Cinzas e nevoeiro

Ao contrário do pretenso despotismo iluminado de Fidel, François Hollande propôs-se ser “um Presidente normal”. Só que essa “normalidade” cedo se revelou uma caricatura invertida do abuso perverso da autoridade encarnada por um homem só.

Hoje, 4 de Dezembro, Fidel Castro é enterrado em Santiago de Cuba, o primeiro-ministro Matteo Renzi poderá demitir-se depois da sua provável derrota no referendo constitucional em Itália e o candidato da extrema-direita sairá eventualmente vencedor das presidenciais austríacas (seria a primeira vez que o representante de um partido criado por antigos nazis chegaria ao poder num Estado europeu desde 1945).

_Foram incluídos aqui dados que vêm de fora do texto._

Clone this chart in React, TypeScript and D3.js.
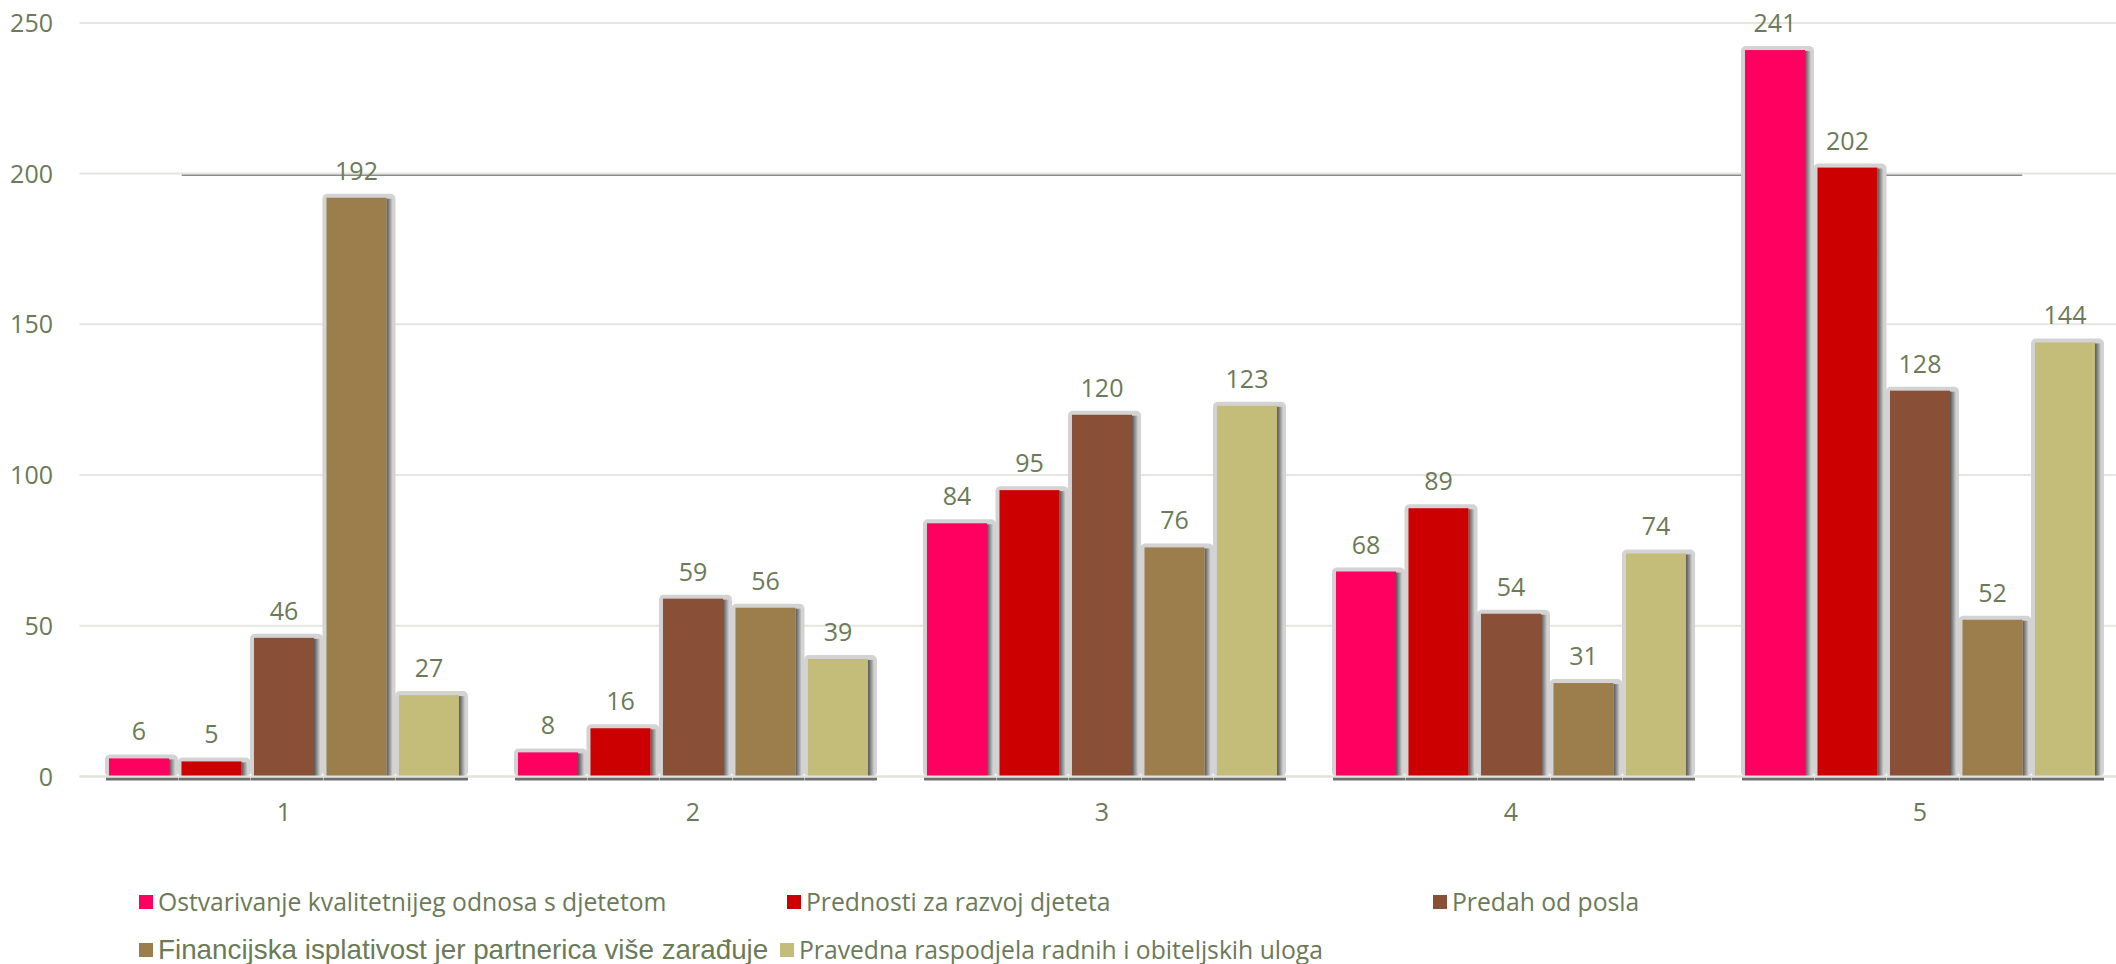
import React from "react";
import * as d3 from "d3";

const categories = ["1", "2", "3", "4", "5"];
const seriesNames = [
  "Ostvarivanje kvalitetnijeg odnosa s djetetom",
  "Prednosti za razvoj djeteta",
  "Predah od posla",
  "Financijska isplativost jer partnerica više zarađuje",
  "Pravedna raspodjela radnih i obiteljskih uloga",
];
const seriesColors = ["#FF0060", "#CC0000", "#8A4F37", "#9C7E4C", "#C3BD79"];
const ostvarivanje = [6, 8, 84, 68, 241];
const prednosti = [5, 16, 95, 89, 202];
const predah = [46, 59, 120, 54, 128];
const financijska = [192, 56, 76, 31, 52];
const pravedna = [27, 39, 123, 74, 144];
const seriesValues = [ostvarivanje, prednosti, predah, financijska, pravedna];
const yTicks = [0, 50, 100, 150, 200, 250];
const refLineValue = 199.5;

const W = 2116;
const H = 964;
const TEXT = "#6B7A57";
const FONT = "'Open Sans', sans-serif";

export default function App() {
  const plotLeft = 79.5;
  const plotRight = 2124.5;
  const x0 = d3.scaleBand<string>().domain(categories).range([plotLeft, plotRight]).padding(0);
  const x1 = d3
    .scaleBand<string>()
    .domain(seriesNames)
    .range([0, x0.bandwidth()])
    .paddingInner(0.172)
    .paddingOuter(0.4066);
  const y = d3.scaleLinear().domain([0, 250]).range([776.5, 22.9]);
  const y0 = y(0);
  const bw = x1.bandwidth();

  const catPos = (c: number) => plotLeft + c * x0.step();

  // legend layout
  const legendItems = [
    { i: 0, x: 139, y: 902, font: FONT, size: 24.7 },
    { i: 1, x: 787, y: 902, font: FONT, size: 24.7 },
    { i: 2, x: 1433, y: 902, font: FONT, size: 24.7 },
    { i: 3, x: 139, y: 950, font: "'Liberation Sans', Arial, sans-serif", size: 27.8 },
    { i: 4, x: 780, y: 950, font: FONT, size: 24.7 },
  ];

  return (
    <div style={{ position: "absolute", left: 0, top: 0, width: W, height: H, background: "#fff" }}>
      <svg width={W} height={H} viewBox={`0 0 ${W} ${H}`} style={{ display: "block" }}>
        <defs>
          <linearGradient id="rshadow" x1="0" x2="1" y1="0" y2="0">
            <stop offset="0" stopColor="#555" />
            <stop offset="0.45" stopColor="#8a8a8a" />
            <stop offset="1" stopColor="#d0d0d0" />
          </linearGradient>
        </defs>
        {/* gridlines */}
        {yTicks.map((t) => (
          <line key={t} x1={plotLeft} x2={plotRight} y1={y(t)} y2={y(t)} stroke="#E6E6DF" strokeWidth={2} />
        ))}
        {/* y tick labels */}
        {yTicks.map((t) => (
          <text
            key={"yl" + t}
            x={53}
            y={y(t) + 9}
            textAnchor="end"
            fontFamily={FONT}
            fontSize={25}
            fill={TEXT}
          >
            {t}
          </text>
        ))}
        {/* reference line */}
        <line
          x1={catPos(0.25)}
          x2={catPos(categories.length - 0.25)}
          y1={y(refLineValue)}
          y2={y(refLineValue)}
          stroke="#8a8a8a"
          strokeWidth={1.5}
        />
        {/* bar shadows */}
        {categories.map((c, ci) =>
          seriesNames.map((s, si) => {
            const v = seriesValues[si][ci];
            const bx = (x0(c) as number) + (x1(s) as number);
            const by = y(v);
            const h = y0 - by;
            return (
              <g key={`sh-${ci}-${si}`}>
                <rect x={bx - 4} y={by - 4} width={bw + 13} height={h + 4} rx={5} fill="#D3D3D3" />
                <rect x={bx + bw} y={by + 1} width={6} height={h - 1} fill="url(#rshadow)" />
                <rect x={bx - 3} y={y0 + 1} width={bw + 12} height={3} fill="#6E6E6E" />
              </g>
            );
          })
        )}
        {/* bars */}
        {categories.map((c, ci) =>
          seriesNames.map((s, si) => {
            const v = seriesValues[si][ci];
            const bx = (x0(c) as number) + (x1(s) as number);
            const by = y(v);
            return (
              <rect
                key={`b-${ci}-${si}`}
                x={bx}
                y={by}
                width={bw}
                height={y0 - by}
                fill={seriesColors[si]}
              />
            );
          })
        )}
        {/* axis line */}
        <line x1={plotLeft} x2={plotRight} y1={y0} y2={y0} stroke="#E2E2DA" strokeWidth={2} />
        {/* value labels */}
        {categories.map((c, ci) =>
          seriesNames.map((s, si) => {
            const v = seriesValues[si][ci];
            const bx = (x0(c) as number) + (x1(s) as number);
            return (
              <text
                key={`l-${ci}-${si}`}
                x={bx + bw / 2}
                y={y(v) - 18}
                textAnchor="middle"
                fontFamily={FONT}
                fontSize={25}
                fill={TEXT}
              >
                {v}
              </text>
            );
          })
        )}
        {/* category labels */}
        {categories.map((c) => (
          <text
            key={"c" + c}
            x={(x0(c) as number) + x0.bandwidth() / 2}
            y={821}
            textAnchor="middle"
            fontFamily={FONT}
            fontSize={25}
            fill={TEXT}
          >
            {c}
          </text>
        ))}
        {/* legend */}
        {legendItems.map((it) => (
          <g key={"lg" + it.i}>
            <rect x={it.x} y={it.y - 7} width={14} height={14} fill={seriesColors[it.i]} />
            <text
              x={it.x + 19}
              y={it.y + 8.5}
              fontFamily={it.font}
              fontSize={it.size}
              fill={TEXT}
            >
              {seriesNames[it.i]}
            </text>
          </g>
        ))}
      </svg>
    </div>
  );
}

Outra coincidência, outro sinal: enquanto a urna com as cinzas de Fidel seguia ainda a caminho de Santiago, François Hollande anunciava a decisão de não se recandidatar às presidenciais francesas do próximo ano (é também a primeira vez que isso acontece na história da V República). Nessas eleições, a direita clássica mais conservadora encarnada por François Fillon e a extrema-direita de Marine Le Pen são dadas, para já, como favoritas.

Fidel simbolizava uma ilha fechada e parada no tempo, apesar dos sonhos anti-imperialistas que protagonizou – um caso único pela sua longevidade em toda a América e, até, no hemisfério ocidental. Foi um dos rostos míticos da utopia comunista transformada em ditaduras implacáveis, da Rússia de Estaline à China de Mao. E foi, como os seus congéneres, celebrado por multidões formadas no culto do chefe (no caso cubano, também por causa do estúpido embargo americano que se seguiu à crise dos mísseis nos anos 1960). Entretanto, a dissidência pagava-se com o exílio, a prisão e a vida.

Aos incontestáveis sucessos do regime, como as campanhas de alfabetização e os cuidados de saúde, sem paralelo no Terceiro Mundo, contrapõem-se as grandes calamidades económicas, em especial na agricultura, que tornaram Cuba refém da dependência soviética e a levaram posteriormente à servidão do turismo de massas.

O culto da personalidade desenvolvido por Fidel inspirou toda uma geração de líderes terceiro-mundistas hoje em vias de desaparecimento, sobretudo na América Latina, como foi o caso de Chávez. Mas a esse crepúsculo de um populismo revolucionário de esquerda sucede hoje a expansão de um populismo nacionalista de direita (ou de contornos mais difusos, como o movimento de Beppe Grillo em Itália) impulsionado pelo Brexit e a vitória de Trump. É um fenómeno notório em países da antiga órbita soviética ou, agora, na Áustria, e tende a projectar-se no horizonte das eleições francesas e alemãs do próximo ano.

Ao contrário do pretenso despotismo iluminado de Fidel, François Hollande propôs-se ser “um Presidente normal”. Só que essa “normalidade” cedo se revelou uma caricatura invertida do abuso perverso da autoridade encarnada por um homem só. Com efeito, Hollande representou, de forma patética, a deliquescência da autoridade democrática, através do seu percurso errático, sem visão, sem convicções, sem firmeza, abrindo uma avenida às tentações autoritárias, identitárias e isolacionistas latentes numa sociedade francesa obcecada com os fantasmas do seu declínio histórico.

Mas o caso francês é apenas a ilustração mais inquietante, tratando-se de um dos maiores e influentes países europeus, do nevoeiro que paira sobre uma Europa politicamente desvitalizada, onde uma elite tecno-burocrática vai vegetando entre as cinzas da democracia.

P.S.: Para além do que se possa pensar sobre o seu desfecho provisório – à primeira vista, positivo –, o processo da Caixa Geral de Depósitos foi também um exemplo da deliquescência cívica da nossa elite tecno-burocrática e da falta de maturidade democrática da nossa elite política. Se, amanhã, as sereias do populismo espreitarem por aqui, não se espantem. De facto, não vivemos numa ilha.